» **Problem to solve**:
Every entry that follows should be repeated exactly; drop the images.

Source code of charts:
..............................

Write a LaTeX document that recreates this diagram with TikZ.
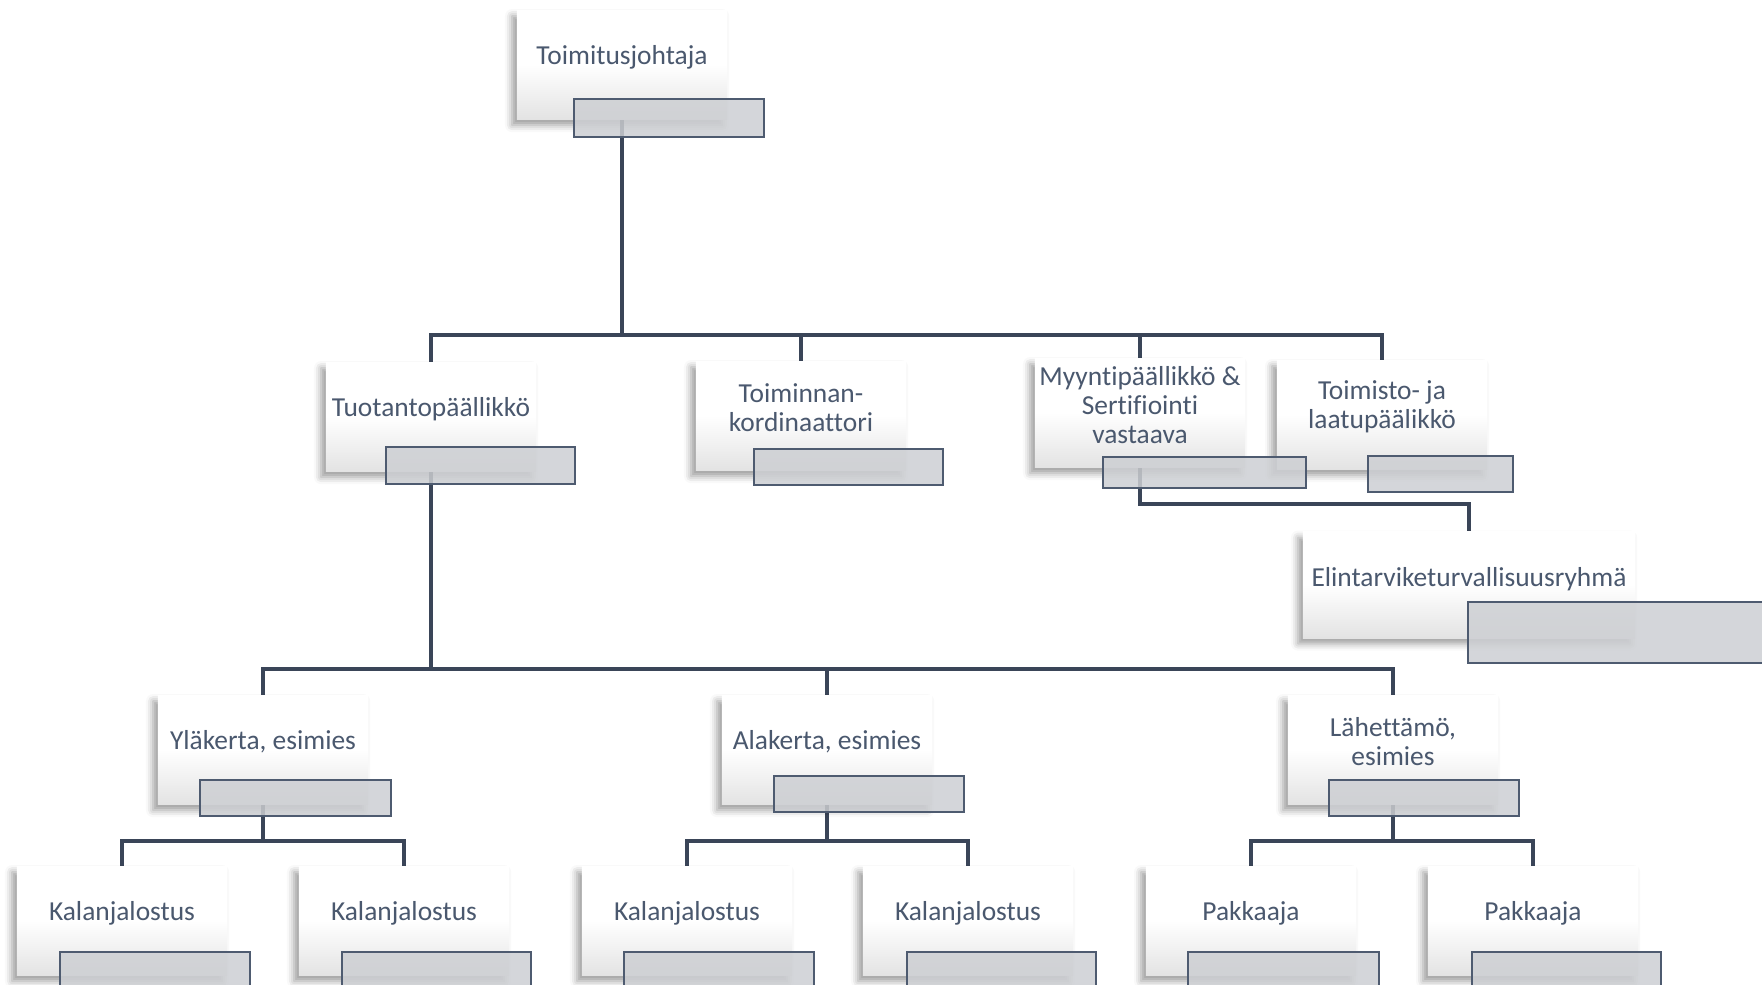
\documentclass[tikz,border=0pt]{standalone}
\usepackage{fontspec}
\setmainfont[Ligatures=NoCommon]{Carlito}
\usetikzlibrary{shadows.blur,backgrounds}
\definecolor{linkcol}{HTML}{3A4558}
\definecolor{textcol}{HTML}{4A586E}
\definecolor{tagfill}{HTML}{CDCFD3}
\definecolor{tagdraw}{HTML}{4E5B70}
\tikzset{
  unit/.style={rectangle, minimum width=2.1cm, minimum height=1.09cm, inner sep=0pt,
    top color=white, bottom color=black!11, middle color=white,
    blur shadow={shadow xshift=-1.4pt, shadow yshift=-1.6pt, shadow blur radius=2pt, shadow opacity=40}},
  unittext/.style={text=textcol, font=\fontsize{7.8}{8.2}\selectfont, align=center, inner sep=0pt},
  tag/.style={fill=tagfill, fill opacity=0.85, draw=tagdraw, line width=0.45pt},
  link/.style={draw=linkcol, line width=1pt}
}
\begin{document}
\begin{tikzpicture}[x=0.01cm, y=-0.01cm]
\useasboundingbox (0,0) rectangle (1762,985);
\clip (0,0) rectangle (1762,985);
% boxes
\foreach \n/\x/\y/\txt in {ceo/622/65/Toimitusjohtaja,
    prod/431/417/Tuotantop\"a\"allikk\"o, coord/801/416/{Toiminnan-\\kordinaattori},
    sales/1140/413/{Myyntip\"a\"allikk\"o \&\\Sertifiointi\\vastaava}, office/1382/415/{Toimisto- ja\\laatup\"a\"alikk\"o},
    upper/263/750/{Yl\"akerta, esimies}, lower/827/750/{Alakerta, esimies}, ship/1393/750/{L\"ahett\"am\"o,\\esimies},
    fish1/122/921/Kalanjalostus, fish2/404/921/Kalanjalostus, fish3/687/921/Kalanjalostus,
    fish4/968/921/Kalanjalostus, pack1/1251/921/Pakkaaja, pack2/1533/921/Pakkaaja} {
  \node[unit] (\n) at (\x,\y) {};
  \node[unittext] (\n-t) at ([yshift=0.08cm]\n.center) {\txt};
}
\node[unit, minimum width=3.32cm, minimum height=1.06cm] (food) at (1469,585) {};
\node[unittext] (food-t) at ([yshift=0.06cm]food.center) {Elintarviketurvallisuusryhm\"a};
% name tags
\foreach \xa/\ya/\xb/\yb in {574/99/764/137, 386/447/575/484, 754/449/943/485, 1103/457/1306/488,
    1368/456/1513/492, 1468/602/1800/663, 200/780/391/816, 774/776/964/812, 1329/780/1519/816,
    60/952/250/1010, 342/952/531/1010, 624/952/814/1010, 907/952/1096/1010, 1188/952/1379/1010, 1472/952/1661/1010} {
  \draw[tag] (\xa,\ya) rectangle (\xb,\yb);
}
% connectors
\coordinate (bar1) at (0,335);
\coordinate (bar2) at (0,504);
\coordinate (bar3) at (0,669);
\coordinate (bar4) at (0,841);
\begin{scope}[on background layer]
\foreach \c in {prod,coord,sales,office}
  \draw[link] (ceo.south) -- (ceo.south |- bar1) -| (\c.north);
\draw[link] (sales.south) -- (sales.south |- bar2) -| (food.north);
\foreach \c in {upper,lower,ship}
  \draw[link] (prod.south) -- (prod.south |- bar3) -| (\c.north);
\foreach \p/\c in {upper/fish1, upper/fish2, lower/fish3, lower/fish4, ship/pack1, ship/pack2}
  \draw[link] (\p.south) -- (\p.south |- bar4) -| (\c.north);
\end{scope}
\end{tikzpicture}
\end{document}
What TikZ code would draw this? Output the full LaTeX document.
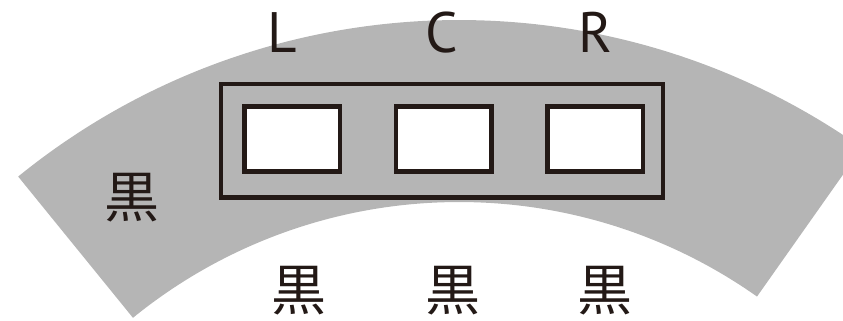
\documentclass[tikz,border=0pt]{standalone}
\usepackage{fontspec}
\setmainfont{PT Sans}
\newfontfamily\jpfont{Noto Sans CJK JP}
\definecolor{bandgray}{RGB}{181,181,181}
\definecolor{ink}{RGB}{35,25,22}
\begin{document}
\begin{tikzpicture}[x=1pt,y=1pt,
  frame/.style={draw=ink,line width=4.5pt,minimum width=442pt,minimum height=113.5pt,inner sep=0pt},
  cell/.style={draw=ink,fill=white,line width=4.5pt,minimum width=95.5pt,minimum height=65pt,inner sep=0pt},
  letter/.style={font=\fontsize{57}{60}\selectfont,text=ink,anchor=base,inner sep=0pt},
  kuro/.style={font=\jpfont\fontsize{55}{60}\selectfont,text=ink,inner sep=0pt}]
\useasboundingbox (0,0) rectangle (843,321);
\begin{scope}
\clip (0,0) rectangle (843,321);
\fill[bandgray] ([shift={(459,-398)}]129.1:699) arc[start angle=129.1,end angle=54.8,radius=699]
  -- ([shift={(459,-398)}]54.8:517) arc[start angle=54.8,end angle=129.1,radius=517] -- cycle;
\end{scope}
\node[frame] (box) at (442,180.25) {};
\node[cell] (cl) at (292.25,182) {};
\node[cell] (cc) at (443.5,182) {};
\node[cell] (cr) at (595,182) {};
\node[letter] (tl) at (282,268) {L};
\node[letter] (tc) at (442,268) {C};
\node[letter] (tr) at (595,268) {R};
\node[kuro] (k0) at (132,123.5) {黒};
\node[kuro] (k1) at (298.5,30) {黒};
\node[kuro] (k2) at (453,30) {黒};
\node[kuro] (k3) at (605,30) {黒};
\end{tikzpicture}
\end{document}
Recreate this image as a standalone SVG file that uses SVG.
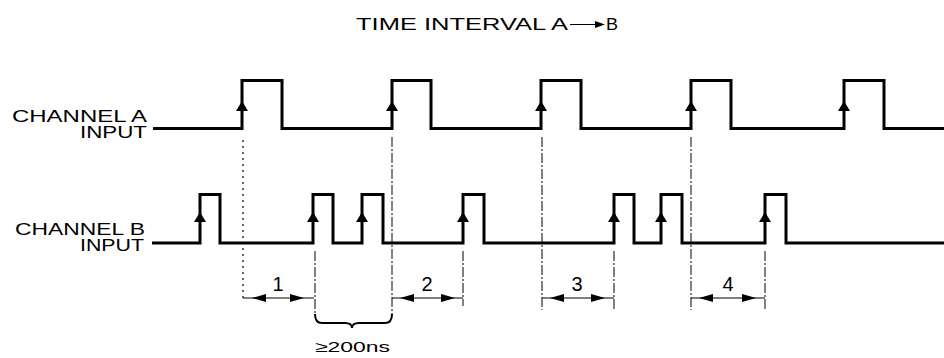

..............................

» **Solution for this problem**:
Write a LaTeX document that recreates this diagram with TikZ.
\documentclass[tikz,border=0pt]{standalone}
\usepackage{fontspec}
\setmainfont[Ligatures=NoCommon]{Carlito}
\usetikzlibrary{shadows.blur,backgrounds}
\definecolor{linkcol}{HTML}{3A4558}
\definecolor{textcol}{HTML}{4A586E}
\definecolor{tagfill}{HTML}{CDCFD3}
\definecolor{tagdraw}{HTML}{4E5B70}
\tikzset{
  unit/.style={rectangle, minimum width=2.1cm, minimum height=1.09cm, inner sep=0pt,
    top color=white, bottom color=black!11, middle color=white,
    blur shadow={shadow xshift=-1.4pt, shadow yshift=-1.6pt, shadow blur radius=2pt, shadow opacity=40}},
  unittext/.style={text=textcol, font=\fontsize{7.8}{8.2}\selectfont, align=center, inner sep=0pt},
  tag/.style={fill=tagfill, fill opacity=0.85, draw=tagdraw, line width=0.45pt},
  link/.style={draw=linkcol, line width=1pt}
}
\begin{document}
\begin{tikzpicture}[x=0.01cm, y=-0.01cm]
\useasboundingbox (0,0) rectangle (1762,985);
\clip (0,0) rectangle (1762,985);
% boxes
\foreach \n/\x/\y/\txt in {ceo/622/65/Toimitusjohtaja,
    prod/431/417/Tuotantop\"a\"allikk\"o, coord/801/416/{Toiminnan-\\kordinaattori},
    sales/1140/413/{Myyntip\"a\"allikk\"o \&\\Sertifiointi\\vastaava}, office/1382/415/{Toimisto- ja\\laatup\"a\"alikk\"o},
    upper/263/750/{Yl\"akerta, esimies}, lower/827/750/{Alakerta, esimies}, ship/1393/750/{L\"ahett\"am\"o,\\esimies},
    fish1/122/921/Kalanjalostus, fish2/404/921/Kalanjalostus, fish3/687/921/Kalanjalostus,
    fish4/968/921/Kalanjalostus, pack1/1251/921/Pakkaaja, pack2/1533/921/Pakkaaja} {
  \node[unit] (\n) at (\x,\y) {};
  \node[unittext] (\n-t) at ([yshift=0.08cm]\n.center) {\txt};
}
\node[unit, minimum width=3.32cm, minimum height=1.06cm] (food) at (1469,585) {};
\node[unittext] (food-t) at ([yshift=0.06cm]food.center) {Elintarviketurvallisuusryhm\"a};
% name tags
\foreach \xa/\ya/\xb/\yb in {574/99/764/137, 386/447/575/484, 754/449/943/485, 1103/457/1306/488,
    1368/456/1513/492, 1468/602/1800/663, 200/780/391/816, 774/776/964/812, 1329/780/1519/816,
    60/952/250/1010, 342/952/531/1010, 624/952/814/1010, 907/952/1096/1010, 1188/952/1379/1010, 1472/952/1661/1010} {
  \draw[tag] (\xa,\ya) rectangle (\xb,\yb);
}
% connectors
\coordinate (bar1) at (0,335);
\coordinate (bar2) at (0,504);
\coordinate (bar3) at (0,669);
\coordinate (bar4) at (0,841);
\begin{scope}[on background layer]
\foreach \c in {prod,coord,sales,office}
  \draw[link] (ceo.south) -- (ceo.south |- bar1) -| (\c.north);
\draw[link] (sales.south) -- (sales.south |- bar2) -| (food.north);
\foreach \c in {upper,lower,ship}
  \draw[link] (prod.south) -- (prod.south |- bar3) -| (\c.north);
\foreach \p/\c in {upper/fish1, upper/fish2, lower/fish3, lower/fish4, ship/pack1, ship/pack2}
  \draw[link] (\p.south) -- (\p.south |- bar4) -| (\c.north);
\end{scope}
\end{tikzpicture}
\end{document}
What TikZ code would draw this? Output the full LaTeX document.
\documentclass[tikz,border=0pt]{standalone}
\usepackage{fontspec}
\setmainfont{PT Sans}
\newfontfamily\jpfont{Noto Sans CJK JP}
\definecolor{bandgray}{RGB}{181,181,181}
\definecolor{ink}{RGB}{35,25,22}
\begin{document}
\begin{tikzpicture}[x=1pt,y=1pt,
  frame/.style={draw=ink,line width=4.5pt,minimum width=442pt,minimum height=113.5pt,inner sep=0pt},
  cell/.style={draw=ink,fill=white,line width=4.5pt,minimum width=95.5pt,minimum height=65pt,inner sep=0pt},
  letter/.style={font=\fontsize{57}{60}\selectfont,text=ink,anchor=base,inner sep=0pt},
  kuro/.style={font=\jpfont\fontsize{55}{60}\selectfont,text=ink,inner sep=0pt}]
\useasboundingbox (0,0) rectangle (843,321);
\begin{scope}
\clip (0,0) rectangle (843,321);
\fill[bandgray] ([shift={(459,-398)}]129.1:699) arc[start angle=129.1,end angle=54.8,radius=699]
  -- ([shift={(459,-398)}]54.8:517) arc[start angle=54.8,end angle=129.1,radius=517] -- cycle;
\end{scope}
\node[frame] (box) at (442,180.25) {};
\node[cell] (cl) at (292.25,182) {};
\node[cell] (cc) at (443.5,182) {};
\node[cell] (cr) at (595,182) {};
\node[letter] (tl) at (282,268) {L};
\node[letter] (tc) at (442,268) {C};
\node[letter] (tr) at (595,268) {R};
\node[kuro] (k0) at (132,123.5) {黒};
\node[kuro] (k1) at (298.5,30) {黒};
\node[kuro] (k2) at (453,30) {黒};
\node[kuro] (k3) at (605,30) {黒};
\end{tikzpicture}
\end{document}
Recreate this image as a standalone SVG file that uses SVG.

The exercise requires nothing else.